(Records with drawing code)
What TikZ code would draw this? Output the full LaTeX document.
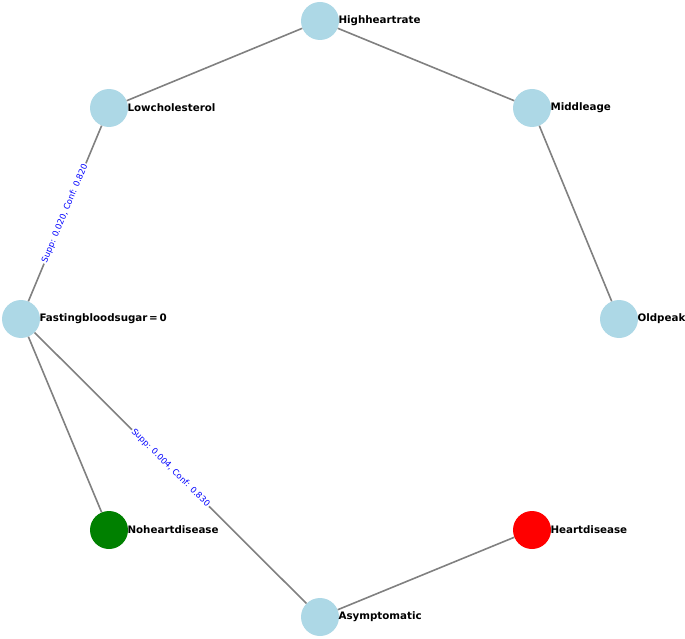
\documentclass[tikz,border=0pt]{standalone}
\usepackage{fontspec}
\setmainfont{DejaVu Sans}
\usetikzlibrary{positioning}
\definecolor{nodeblue}{RGB}{173,216,230}
\definecolor{darkgreen}{RGB}{0,128,0}
\tikzset{
    item/.style={circle, fill=nodeblue, minimum size=38pt, inner sep=0pt},
    itemlabel/.style={font=\fontsize{10.3}{12}\selectfont\bfseries, text=black, anchor=west},
    rule/.style={draw=gray, line width=1.6pt},
    ruletext/.style={midway, sloped, fill=white, inner sep=1pt, text=blue, font=\fontsize{8.4}{10}\selectfont}
}

\begin{document}
\begin{tikzpicture}[x=1pt, y=-1pt]
    \useasboundingbox (0, 0) rectangle (685, 639);

    % items on the ring
    \node[item] (high) at (320, 21) {};
    \node[item] (mid) at (532, 108) {};
    \node[item] (old) at (619, 319) {};
    \node[item, fill=red] (hd) at (532, 530) {};
    \node[item] (asym) at (320, 617) {};
    \node[item, fill=darkgreen] (nohd) at (109, 530) {};
    \node[item] (fbs) at (21, 319) {};
    \node[item] (lowc) at (109, 108) {};

    % item names
    \node[itemlabel] (highT) at ([xshift=15pt]high.center) {Highheartrate};
    \node[itemlabel] (midT) at ([xshift=15pt]mid.center) {Middleage};
    \node[itemlabel] (oldT) at ([xshift=15pt]old.center) {Oldpeak};
    \node[itemlabel] (hdT) at ([xshift=15pt]hd.center) {Heartdisease};
    \node[itemlabel] (asymT) at ([xshift=15pt]asym.center) {Asymptomatic};
    \node[itemlabel] (nohdT) at ([xshift=15pt]nohd.center) {Noheartdisease};
    \node[itemlabel] (fbsT) at ([xshift=15pt]fbs.center) {Fastingbloodsugar\,=\,0};
    \node[itemlabel] (lowcT) at ([xshift=15pt]lowc.center) {Lowcholesterol};

    % rules
    \draw[rule] (lowc) -- (high);
    \draw[rule] (high) -- (mid);
    \draw[rule] (mid) -- (old);
    \draw[rule] (fbs) -- (lowc) node[ruletext] (r1) {Supp: 0.020, Conf: 0.820};
    \draw[rule] (fbs) -- (nohd);
    \draw[rule] (fbs) -- (asym) node[ruletext] (r2) {Supp: 0.004, Conf: 0.830};
    \draw[rule] (asym) -- (hd);
\end{tikzpicture}
\end{document}
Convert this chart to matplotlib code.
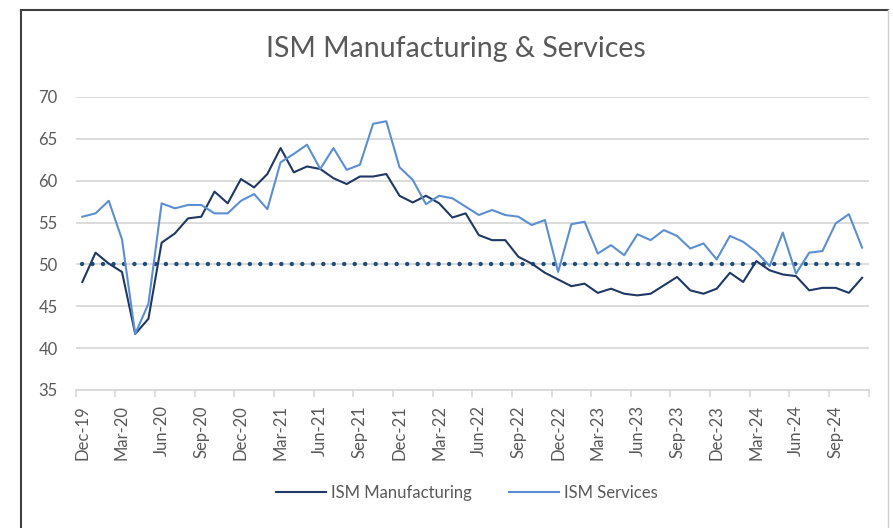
import matplotlib
matplotlib.use("Agg")
import matplotlib.pyplot as plt
from matplotlib.lines import Line2D

# monthly data, Dec-19 .. Nov-24
months = ["Dec-19", "Jan-20", "Feb-20", "Mar-20", "Apr-20", "May-20", "Jun-20", "Jul-20", "Aug-20", "Sep-20",
          "Oct-20", "Nov-20", "Dec-20", "Jan-21", "Feb-21", "Mar-21", "Apr-21", "May-21", "Jun-21", "Jul-21",
          "Aug-21", "Sep-21", "Oct-21", "Nov-21", "Dec-21", "Jan-22", "Feb-22", "Mar-22", "Apr-22", "May-22",
          "Jun-22", "Jul-22", "Aug-22", "Sep-22", "Oct-22", "Nov-22", "Dec-22", "Jan-23", "Feb-23", "Mar-23",
          "Apr-23", "May-23", "Jun-23", "Jul-23", "Aug-23", "Sep-23", "Oct-23", "Nov-23", "Dec-23", "Jan-24",
          "Feb-24", "Mar-24", "Apr-24", "May-24", "Jun-24", "Jul-24", "Aug-24", "Sep-24", "Oct-24", "Nov-24"]

ism_manufacturing = [47.9, 51.4, 50.1, 49.1, 41.7, 43.5, 52.6, 53.7, 55.5, 55.7,
                     58.7, 57.3, 60.2, 59.2, 60.8, 63.9, 61.0, 61.7, 61.4, 60.3,
                     59.6, 60.5, 60.5, 60.8, 58.2, 57.4, 58.2, 57.3, 55.6, 56.1,
                     53.5, 52.9, 52.9, 50.9, 50.1, 49.0, 48.2, 47.4, 47.7, 46.6,
                     47.1, 46.5, 46.3, 46.5, 47.5, 48.5, 46.9, 46.5, 47.1, 49.0,
                     47.9, 50.4, 49.3, 48.8, 48.6, 46.9, 47.2, 47.2, 46.6, 48.4]

ism_services = [55.7, 56.1, 57.6, 53.0, 41.7, 45.3, 57.3, 56.7, 57.1, 57.1,
                56.1, 56.1, 57.6, 58.4, 56.6, 62.2, 63.2, 64.3, 61.4, 63.9,
                61.3, 61.9, 66.8, 67.1, 61.6, 60.1, 57.2, 58.2, 57.9, 56.9,
                55.9, 56.5, 55.9, 55.7, 54.7, 55.3, 49.1, 54.8, 55.1, 51.3,
                52.3, 51.1, 53.6, 52.9, 54.1, 53.4, 51.9, 52.5, 50.6, 53.4,
                52.7, 51.5, 49.8, 53.8, 48.9, 51.4, 51.6, 54.9, 56.0, 52.0]

threshold = [50] * len(months)

plt.rcParams['font.family'] = ['Lato', 'DejaVu Sans']
gray = '#595959'

fig = plt.figure(figsize=(8.93, 5.28), dpi=100)
ax = fig.add_axes([0.0848, 0.2614, 0.888, 0.5549])

x = list(range(len(months)))
ax.plot(x, threshold, color='#1f4e79', lw=3.2, linestyle=(0, (0.01, 2.35)),
        dash_capstyle='round', zorder=2)
ax.plot(x, ism_manufacturing, color='#1f3864', lw=1.5, label='ISM Manufacturing', zorder=3)
ax.plot(x, ism_services, color='#5b8fd1', lw=1.5, label='ISM Services', zorder=3)

ax.set_xlim(-0.5, len(months) - 0.5)
ax.set_ylim(35, 70)
ax.set_yticks(range(35, 71, 5))
ax.yaxis.grid(True, color='#d9d9d9', lw=1.3)
ax.set_axisbelow(True)
ax.tick_params(axis='y', length=0, pad=13, labelsize=12, labelcolor=gray)

# ticks between categories, labels on every third month
ax.set_xticks([i - 0.5 for i in range(0, len(months) + 1, 3)])
ax.set_xticklabels([])
ax.tick_params(axis='x', which='major', length=5, width=1.2, color='#d9d9d9')
ax.set_xticks(x[::3], minor=True)
ax.set_xticklabels(months[::3], minor=True, rotation=90)
ax.tick_params(axis='x', which='minor', length=0, pad=11, labelsize=12, labelcolor=gray)

for s in ['top', 'right', 'left']:
    ax.spines[s].set_visible(False)
ax.spines['bottom'].set_color('#d9d9d9')
ax.spines['bottom'].set_linewidth(1.3)

fig.text(0.51, 0.908, 'ISM Manufacturing & Services', ha='center', va='center',
         fontsize=20.5, color=gray)

fig.legend(loc='center', bbox_to_anchor=(0.523, 0.066), ncol=2, frameon=False,
           fontsize=12, labelcolor=gray, handlelength=3.0, handletextpad=0.3,
           columnspacing=2.2)

# outer chart frame
W, H = 893, 528
fig.add_artist(Line2D([21 / W, 888 / W], [1 - 10 / H, 1 - 10 / H], color='#404040', lw=1.5))
fig.add_artist(Line2D([21 / W, 21 / W], [0, 1 - 10 / H], color='#404040', lw=1.5))
fig.add_artist(Line2D([888 / W, 888 / W], [0, 1 - 10 / H], color='#d0d0d0', lw=1.0))

fig.savefig('out.png', dpi=100)
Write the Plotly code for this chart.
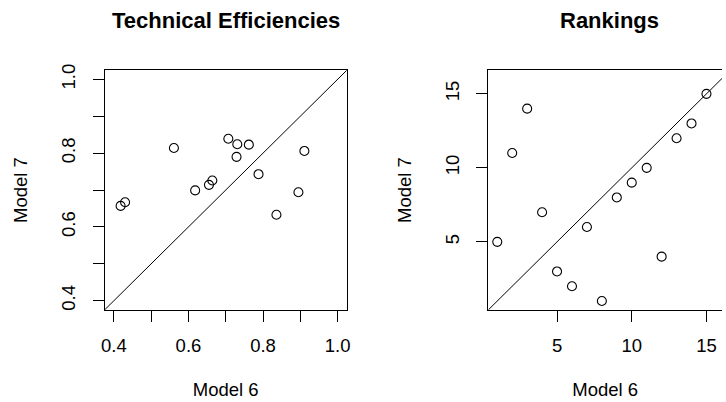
import plotly.graph_objects as go

# Technical efficiency scores under the two models
eff_model6 = [0.418, 0.430, 0.561, 0.618, 0.655, 0.664, 0.707, 0.731,
              0.729, 0.762, 0.788, 0.836, 0.895, 0.911]
eff_model7 = [0.657, 0.667, 0.814, 0.699, 0.714, 0.726, 0.839, 0.824,
              0.790, 0.823, 0.743, 0.633, 0.694, 0.806]

# Rankings (1 = most efficient)
rank_model6 = [1, 2, 3, 4, 5, 6, 7, 8, 9, 10, 11, 12, 13, 14, 15]
rank_model7 = [5, 11, 14, 7, 3, 2, 6, 1, 8, 9, 10, 4, 12, 13, 15]

eff_ticks = [0.4, 0.5, 0.6, 0.7, 0.8, 0.9, 1.0]
eff_ticktext = ["0.4", "", "0.6", "", "0.8", "", "1.0"]
rank_ticks = [5, 10, 15]
rank_ticktext = ["5", "10", "15"]

W, H = 726, 402
FONT = "Liberation Sans, Arial, sans-serif"

eff_range = [0.375, 1.025]
rank_range_x = [0.4, 16.04]
rank_range_y = [0.4, 16.6]

def px_x(p):
    return p / W

def px_y(p):
    return (H - p) / H

ydom = [px_y(309.3), px_y(65.3)]
x1dom = [px_x(101.7), px_x(346.7)]
x2dom = [px_x(489.7), 1.0]

fig = go.Figure()

marker = dict(symbol="circle-open", size=9, color="black",
              line=dict(width=1.1, color="black"))

fig.add_trace(go.Scatter(x=eff_model6, y=eff_model7, mode="markers",
                         marker=marker, xaxis="x", yaxis="y",
                         showlegend=False, hoverinfo="x+y"))
fig.add_trace(go.Scatter(x=eff_range, y=eff_range, mode="lines",
                         line=dict(color="black", width=1),
                         xaxis="x", yaxis="y", showlegend=False,
                         hoverinfo="skip"))

fig.add_trace(go.Scatter(x=rank_model6, y=rank_model7, mode="markers",
                         marker=marker, xaxis="x2", yaxis="y2",
                         showlegend=False, hoverinfo="x+y"))
fig.add_trace(go.Scatter(x=rank_range_y, y=rank_range_y, mode="lines",
                         line=dict(color="black", width=1),
                         xaxis="x2", yaxis="y2", showlegend=False,
                         hoverinfo="skip"))

tickfont = dict(family=FONT, size=18.5, color="black")
titlefont = dict(family=FONT, size=18.5, color="black")

common_axis = dict(showgrid=False, zeroline=False, showline=True,
                   linecolor="black", linewidth=1, ticks="outside",
                   ticklen=11, tickwidth=1, tickcolor="black",
                   tickfont=tickfont, fixedrange=True)

fig.update_layout(
    width=W, height=H, autosize=False,
    margin=dict(l=0, r=0, t=0, b=0),
    paper_bgcolor="white", plot_bgcolor="white",
    xaxis=dict(common_axis, domain=x1dom, range=eff_range, mirror=True,
               tickmode="array", tickvals=eff_ticks, ticktext=eff_ticktext,
               anchor="y", ticklabelstandoff=8,
               title=dict(text="Model 6", font=titlefont, standoff=27)),
    yaxis=dict(common_axis, domain=ydom, range=eff_range, mirror=True,
               tickmode="array", tickvals=eff_ticks, ticktext=eff_ticktext,
               tickangle=-90, anchor="x", ticklabelstandoff=10,
               title=dict(text="Model 7", font=titlefont, standoff=25)),
    xaxis2=dict(common_axis, domain=x2dom, range=rank_range_x, mirror=True,
                tickmode="array", tickvals=rank_ticks, ticktext=rank_ticktext,
                anchor="y2", ticklabelstandoff=8,
                title=dict(text="Model 6", font=titlefont, standoff=27)),
    yaxis2=dict(common_axis, domain=ydom, range=rank_range_y, mirror=False,
                tickmode="array", tickvals=rank_ticks, ticktext=rank_ticktext,
                tickangle=-90, anchor="x2", ticklabelstandoff=10,
                title=dict(text="Model 7", font=titlefont, standoff=25)),
    annotations=[
        dict(text="<b>Technical Efficiencies</b>", x=(101.7 + 346.7) / 2 / W,
             y=px_y(14.5), xref="paper", yref="paper", showarrow=False,
             xanchor="center", yanchor="middle",
             font=dict(family=FONT, size=22, color="black")),
        dict(text="<b>Rankings</b>", x=(489.7 + 734.5) / 2 / W,
             y=px_y(14.5), xref="paper", yref="paper", showarrow=False,
             xanchor="center", yanchor="middle",
             font=dict(family=FONT, size=22, color="black")),
    ],
)

fig.write_html("out.html")
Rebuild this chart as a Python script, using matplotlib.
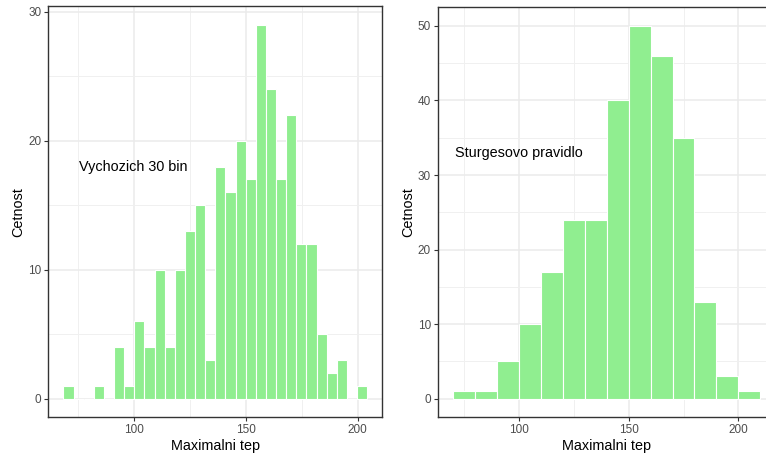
import matplotlib
matplotlib.use("Agg")
import matplotlib.pyplot as plt
import numpy as np
from matplotlib.ticker import MultipleLocator

plt.rcParams['font.family'] = ['Liberation Sans', 'DejaVu Sans']

# Left histogram: 30 bins from min 71 to max 202 (bin centers)
left_min, left_max, left_nbins = 71, 202, 30
left_counts = [1, 0, 0, 1, 0, 4, 1, 6, 4, 10, 4, 10, 13, 15, 3, 18, 16, 20, 17, 29,
               24, 17, 22, 12, 12, 5, 2, 3, 0, 1]

# Right histogram: Sturges bins of width 10 starting at 70
right_start, right_width = 70, 10
right_counts = [1, 1, 5, 10, 17, 24, 24, 40, 50, 46, 35, 13, 3, 1]

xlabel = "Maximalni tep"
ylabel = "Cetnost"
left_label = "Vychozich 30 bin"
right_label = "Sturgesovo pravidlo"

fill = "#90EE90"
W, H = 766, 455
fig = plt.figure(figsize=(W / 100, H / 100), dpi=100)

def px_axes(x0, x1, ytop, ybot):
    return fig.add_axes([x0 / W, (H - ybot) / H, (x1 - x0) / W, (ybot - ytop) / H])

def style(ax, ymajor):
    ax.set_facecolor("white")
    for s in ax.spines.values():
        s.set_color("#333333")
        s.set_linewidth(1.0)
    ax.xaxis.set_major_locator(MultipleLocator(50))
    ax.xaxis.set_minor_locator(MultipleLocator(25))
    ax.yaxis.set_major_locator(MultipleLocator(ymajor))
    ax.yaxis.set_minor_locator(MultipleLocator(ymajor / 2))
    ax.grid(True, which="major", color="#EBEBEB", linewidth=1.1)
    ax.grid(True, which="minor", color="#F0F0F0", linewidth=0.7)
    ax.set_axisbelow(True)
    ax.tick_params(which="major", length=3, width=0.8, color="#333333",
                   labelcolor="#4D4D4D", labelsize=8.5, pad=2)
    ax.tick_params(which="minor", length=0)
    ax.set_xlabel(xlabel, fontsize=10.4, color="black", labelpad=2)
    ax.set_ylabel(ylabel, fontsize=10.4, color="black", labelpad=2)

# Left
axL = px_axes(48.3, 382.3, 6, 417.3)
lw = (left_max - left_min) / (left_nbins - 1)
lcenters = left_min + lw * np.arange(left_nbins)
axL.bar(lcenters, left_counts, width=lw, color=fill, edgecolor="white", linewidth=0.8, zorder=2)
lo = left_min - lw / 2
hi = left_max + lw / 2
pad = (hi - lo) * 0.05
axL.set_xlim(lo - pad, hi + pad)
ymax = max(left_counts)
axL.set_ylim(-ymax * 0.05, ymax * 1.05)
style(axL, 10)
axL.text(100, 18, left_label, ha="center", va="center", fontsize=10.4, color="black")

# Right
axR = px_axes(438.0, 775.6, 7.3, 417.3)
redges = right_start + right_width * np.arange(len(right_counts) + 1)
axR.bar(redges[:-1], right_counts, width=right_width, align="edge", color=fill,
        edgecolor="white", linewidth=0.8, zorder=2)
pad = (redges[-1] - redges[0]) * 0.05
axR.set_xlim(redges[0] - pad, redges[-1] + pad)
ymax = max(right_counts)
axR.set_ylim(-ymax * 0.05, ymax * 1.05)
style(axR, 10)
axR.yaxis.set_minor_locator(MultipleLocator(5))
axR.text(100, 33, right_label, ha="center", va="center", fontsize=10.4, color="black")

fig.savefig("out.png", dpi=100)
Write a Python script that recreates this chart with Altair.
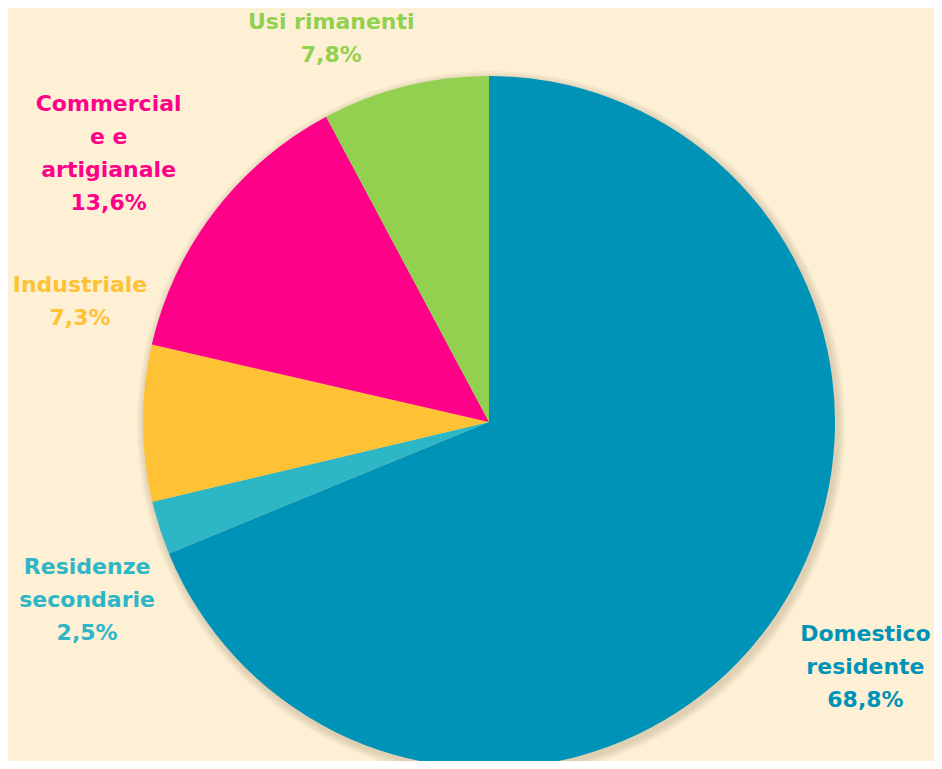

• Problem to work on:
Go from the first line of the listing to the line holding "rectangle (685, 639);" and, please, transcribe those lines exactly, both included, with no pictures.

• Response to the exercise:
What TikZ code would draw this? Output the full LaTeX document.
\documentclass[tikz,border=0pt]{standalone}
\usepackage{fontspec}
\setmainfont{DejaVu Sans}
\usetikzlibrary{positioning}
\definecolor{nodeblue}{RGB}{173,216,230}
\definecolor{darkgreen}{RGB}{0,128,0}
\tikzset{
    item/.style={circle, fill=nodeblue, minimum size=38pt, inner sep=0pt},
    itemlabel/.style={font=\fontsize{10.3}{12}\selectfont\bfseries, text=black, anchor=west},
    rule/.style={draw=gray, line width=1.6pt},
    ruletext/.style={midway, sloped, fill=white, inner sep=1pt, text=blue, font=\fontsize{8.4}{10}\selectfont}
}

\begin{document}
\begin{tikzpicture}[x=1pt, y=-1pt]
    \useasboundingbox (0, 0) rectangle (685, 639);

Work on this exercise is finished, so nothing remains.